Sophie realized her heart was racing, as if she were under attack when she knew, in fact, she had nothing to hide from these men. Why hadn’t she stayed in Kenmare, or grabbed her sleeping bag and gone hiking with her parents? She pulled herself out of her regrets—her fears—and grabbed the cream pitcher. “I
suppose you all are watching your cholesterol. I will another day. Right now, I want real cream in my coffee. And I’m guessing where you’re going with this. Cliff Rafferty was the first officer on the scene after the break-in, wasn’t he?”

It was O’Reilly who answered. “Were you at the museum at the time?”

“No. The break-in occurred—or at least was discovered—late at night by a security guard.” She dumped cream into her mug and set down the pitcher. “I was here washing dishes and mopping floors. I didn’t find out anything until the next day.”

“No one called you?” March asked. “The Carlisles, any of the fired staff?”

“No, and I thought nothing of it at the time—nor does it bother me now, in retrospect. I was just another student. I never heard there were any indications of Celtic rituals or any Celtic symbols at the scene. No blood,” she added pointedly, her throat dry as she lifted her mug, “no skulls, broken weapons or torcs.”

“Were you already specializing in Celtic archaeology?” Scoop asked.

“Yes, I was.” She glanced at March, whose expression was impossible to read. “I remember you were here at Morrigan’s when I came into work the night after the break-in. I’d been at the museum most of the day, in the library. I told you what happened and how shocked I was.”

“I remember,” March said. He leaned closer to her, less tense and confrontational. “I remember you said you didn’t know much about nineteenth-century American painters.”
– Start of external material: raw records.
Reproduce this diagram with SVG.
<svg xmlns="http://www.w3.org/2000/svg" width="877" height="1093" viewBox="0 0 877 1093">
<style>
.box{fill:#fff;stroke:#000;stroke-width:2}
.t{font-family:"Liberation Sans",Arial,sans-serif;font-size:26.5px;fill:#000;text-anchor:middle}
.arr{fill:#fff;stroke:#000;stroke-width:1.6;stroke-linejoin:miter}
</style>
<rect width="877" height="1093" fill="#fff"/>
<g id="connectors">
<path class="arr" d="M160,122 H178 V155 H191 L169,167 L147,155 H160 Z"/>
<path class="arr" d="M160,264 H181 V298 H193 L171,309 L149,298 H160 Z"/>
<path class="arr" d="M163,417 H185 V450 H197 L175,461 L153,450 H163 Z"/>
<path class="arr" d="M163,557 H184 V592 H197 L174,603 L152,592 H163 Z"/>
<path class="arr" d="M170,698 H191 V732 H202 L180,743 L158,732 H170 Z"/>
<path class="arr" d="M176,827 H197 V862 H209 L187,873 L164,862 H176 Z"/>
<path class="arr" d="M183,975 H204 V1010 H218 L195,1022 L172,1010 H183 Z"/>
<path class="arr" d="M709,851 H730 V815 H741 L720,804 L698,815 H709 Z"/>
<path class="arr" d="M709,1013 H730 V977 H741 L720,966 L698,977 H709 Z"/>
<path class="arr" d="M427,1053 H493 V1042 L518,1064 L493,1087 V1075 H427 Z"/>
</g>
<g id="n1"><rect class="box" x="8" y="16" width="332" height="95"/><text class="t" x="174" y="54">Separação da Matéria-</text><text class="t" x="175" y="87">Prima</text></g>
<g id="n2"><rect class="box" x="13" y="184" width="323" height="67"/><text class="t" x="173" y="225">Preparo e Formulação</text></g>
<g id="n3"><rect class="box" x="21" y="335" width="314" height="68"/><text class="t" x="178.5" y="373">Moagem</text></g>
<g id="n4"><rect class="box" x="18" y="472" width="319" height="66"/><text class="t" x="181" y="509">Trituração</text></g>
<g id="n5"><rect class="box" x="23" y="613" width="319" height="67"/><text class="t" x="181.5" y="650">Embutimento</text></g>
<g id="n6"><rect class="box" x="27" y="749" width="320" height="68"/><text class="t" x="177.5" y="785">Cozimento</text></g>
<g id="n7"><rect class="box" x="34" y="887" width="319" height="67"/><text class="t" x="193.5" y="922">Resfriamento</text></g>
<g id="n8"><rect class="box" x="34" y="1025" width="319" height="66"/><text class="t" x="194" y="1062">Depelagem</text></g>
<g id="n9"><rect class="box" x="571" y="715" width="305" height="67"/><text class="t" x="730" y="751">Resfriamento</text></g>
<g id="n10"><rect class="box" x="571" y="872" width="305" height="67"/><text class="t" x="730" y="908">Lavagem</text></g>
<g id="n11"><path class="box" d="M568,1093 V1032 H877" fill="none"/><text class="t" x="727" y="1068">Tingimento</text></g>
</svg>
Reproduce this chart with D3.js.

She relaxed slightly. “I still don’t.”

“It bothered you. You like knowing things.”

She smiled. “Are you suggesting I’m a bit of a know-it-all, Director March?”

“You’re curious.” He didn’t smile back at her. “You have an investigative mind. You like to tackle a problem and take it to its conclusion.”

Damn, she thought. She’d stepped right into that one. Damian knew John March better than she did and had warned her March was the master—not a man to be underestimated on any level. He’d been a street cop, a homicide detective, a lawyer and an FBI agent, and now he was the FBI director, with huge responsibilities on his shoulders.

“I stayed out of anything to do with the break-in,” she said.

“Did you sympathize with the fired staff?” O’Reilly asked.

She faced him. “Of course, but I wasn’t friends with any of them.”

O’Reilly ran a thick finger along the handle of his coffee mug. “Did you think Percy Sr. was an SOB for what he did?”

“Sure. Who wouldn’t?”

“His son,” March said. “What did he think?”

“We didn’t discuss it,” Sophie said, raising her eyes to Scoop. “As I told Detective Wisdom, Percy and I weren’t and aren’t that close.”

Scoop’s expression was unreadable. “I checked the file. You weren’t questioned by police.”

“That’s right,” she said.

O’Reilly reached for the cream pitcher. “Hell, I’m game. It’s been a bad day, and my doctor’s not here.” He poured the cream into his coffee but his cornflower-blue eyes were on Sophie. “Percy Sr. and Percy Jr. were both in Boston at the time of the break-in. The mother—Isabel Carlisle, Percy Sr.’s wife—had died the previous year. Cancer.”